Nevertheless, the application of THz time domain CT systems in agri-food quality evaluation is still limited by two factors. The first factor is the diffraction effects and Fresnel losses experienced by the propagation of the THz beam through the sample [32]. The second factor is the long scanning time since the volumetric image reconstruction requires projection at multiple angles, while THz time domain imaging systems can only adopt pixel-to-pixel mode [33]. Although the number of samples in present study is larger than that number of samples in most of previous THz CT research [21,22,23,24], the time for one sampling is still very long. Specifically, the imaging time for one projection is around 9 min, thus for one volumetric image, the total sampling time is about 1.5 h. To solve these challenges, the hardware should be developed to achieve simultaneous parallel measurement of pixel data and reducing data acquisition time [33]. Besides, filtered back projection algorithm was used to reconstruct the volumetric images in many previous studies [24, 34], and other reconstruction algorithms such as simultaneous algebraic reconstruction technique (SART), the ordered subsets expectation maximization (OSEM) [28], and refractive Index Matching [35] should be tested and developed to eliminate the effects of PSF.

Conclusions

We introduced a THz time domain CT system for evaluating plumpness and kernel weight of sunflower seed. The reconstructed volumetric images presented shapes and structures of sunflower seeds well. The correlation between sum intensity value of all kernel voxels and the kernel weight suggests that THz CT can be used as a nondestructive tool to evaluate kernel weight of intact sunflower seed. Compared 2D plumpness obtained by RGB images, the 3D plumpness can better reflect the seed quality because it takes the thickness difference between seed and kernel into account.
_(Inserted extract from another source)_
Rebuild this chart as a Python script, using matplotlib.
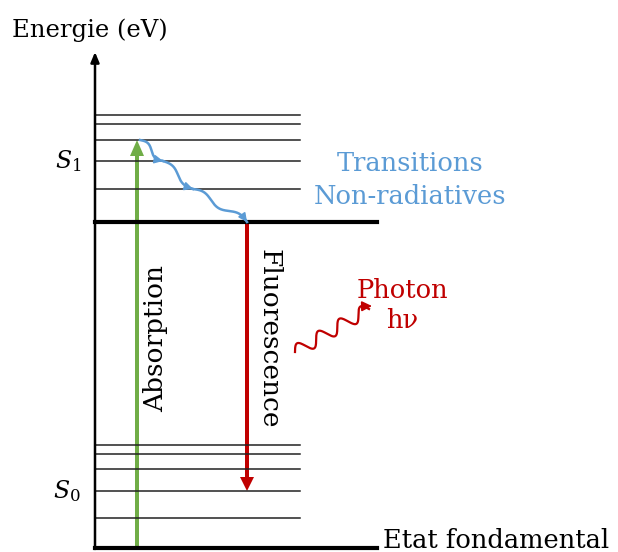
import numpy as np
import matplotlib.pyplot as plt

plt.rcParams['font.family'] = ['DejaVu Serif']
plt.rcParams['mathtext.fontset'] = 'dejavuserif'

# energies in arbitrary units (one unit ~ one pixel)
ground = 4
s0_levels = [34, 61, 83, 98, 107]
s1_base = 330
s1_levels = [363, 391, 412, 428, 437]
relax_path = [(140, 412), (163, 391), (193, 363), (247, 330)]
absorb_x = 137
fluo_x = 247
fluo_end = 61

green = '#70AD47'
red = '#C00000'
blue = '#5B9BD5'


def wavy(p0, p1, n, amp, npts=200):
    p0 = np.array(p0, float)
    p1 = np.array(p1, float)
    t = np.linspace(0, 1, npts)
    d = p1 - p0
    perp = np.array([-d[1], d[0]]) / np.hypot(*d)
    pts = p0 + np.outer(t, d) + np.outer(amp * np.sin(2 * np.pi * n * t), perp)
    return pts[:, 0], pts[:, 1]


fig = plt.figure(figsize=(6.18, 5.52), dpi=100)
ax = fig.add_axes([0, 0, 1, 1])
ax.set_xlim(0, 618)
ax.set_ylim(0, 552)
ax.axis('off')

# energy axis
ax.annotate('', xy=(95, 500), xytext=(95, ground - 1),
            arrowprops=dict(arrowstyle='-|>,head_width=0.25,head_length=0.6',
                            lw=1.8, color='black', shrinkA=0, shrinkB=0))
ax.text(12, 522, 'Energie (eV)', fontsize=17.5, va='center', ha='left')

# levels
for e in s0_levels + s1_levels:
    ax.plot([95, 300], [e, e], color='#222222', lw=1.1)
ax.plot([95, 377], [s1_base, s1_base], color='black', lw=3)
ax.plot([95, 377], [ground, ground], color='black', lw=3)

ax.text(81, 391, '$S_1$', fontsize=17, ha='right', va='center')
ax.text(81, 61, '$S_0$', fontsize=17, ha='right', va='center')
ax.text(383, 11, 'Etat fondamental', fontsize=18.5, ha='left', va='center')

# absorption
ax.arrow(absorb_x, ground, 0, s1_levels[2] - ground, width=4, head_width=14,
         head_length=16, length_includes_head=True, color=green, lw=0)
ax.text(156, 214, 'Absorption', fontsize=19, rotation=90, ha='center', va='center')

# fluorescence
ax.arrow(fluo_x, s1_base, 0, fluo_end - s1_base, width=4, head_width=14,
         head_length=14, length_includes_head=True, color=red, lw=0)
ax.text(269, 213, 'Fluorescence', fontsize=19, rotation=270, ha='center', va='center')

# non-radiative relaxation
for (a, b) in zip(relax_path[:-1], relax_path[1:]):
    n = 1.5 if b[0] - a[0] > 40 else 1
    xs, ys = wavy(a, b, n, 3)
    ax.plot(xs, ys, color=blue, lw=1.8)
    ax.annotate('', xy=(xs[-1], ys[-1]), xytext=(xs[-12], ys[-12]),
                arrowprops=dict(arrowstyle='-|>,head_width=0.25,head_length=0.5',
                                color=blue, lw=1.2, shrinkA=0, shrinkB=0))
ax.text(410, 372, 'Transitions\nNon-radiatives', fontsize=18.5, color=blue,
        ha='center', va='center', linespacing=1.4)

# photon
xs, ys = wavy((295, 200), (369, 243), 3.5, 6.5)
ax.plot(xs, ys, color=red, lw=1.6)
ax.annotate('', xy=(372, 246), xytext=(xs[-10], ys[-10]),
            arrowprops=dict(arrowstyle='-|>,head_width=0.3,head_length=0.6',
                            color=red, lw=1.2, shrinkA=0, shrinkB=0))
ax.text(402, 246, 'Photon\nh\u03bd', fontsize=18.5, color=red, ha='center',
        va='center', linespacing=1.25)

fig.savefig('out.png', dpi=100)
The quantitative anlaysis for both kernel weights and 3D plumpness is calibration-free, which makes it possible to study the small amount of samples, avoiding the long sampling time of THz CT imaging associated with large numbers of samples. At present, no study is available in using THz CT system for quantitative evaluation of agri-food samples, thus, we hope that present study can provide inspiration for future research in related fields.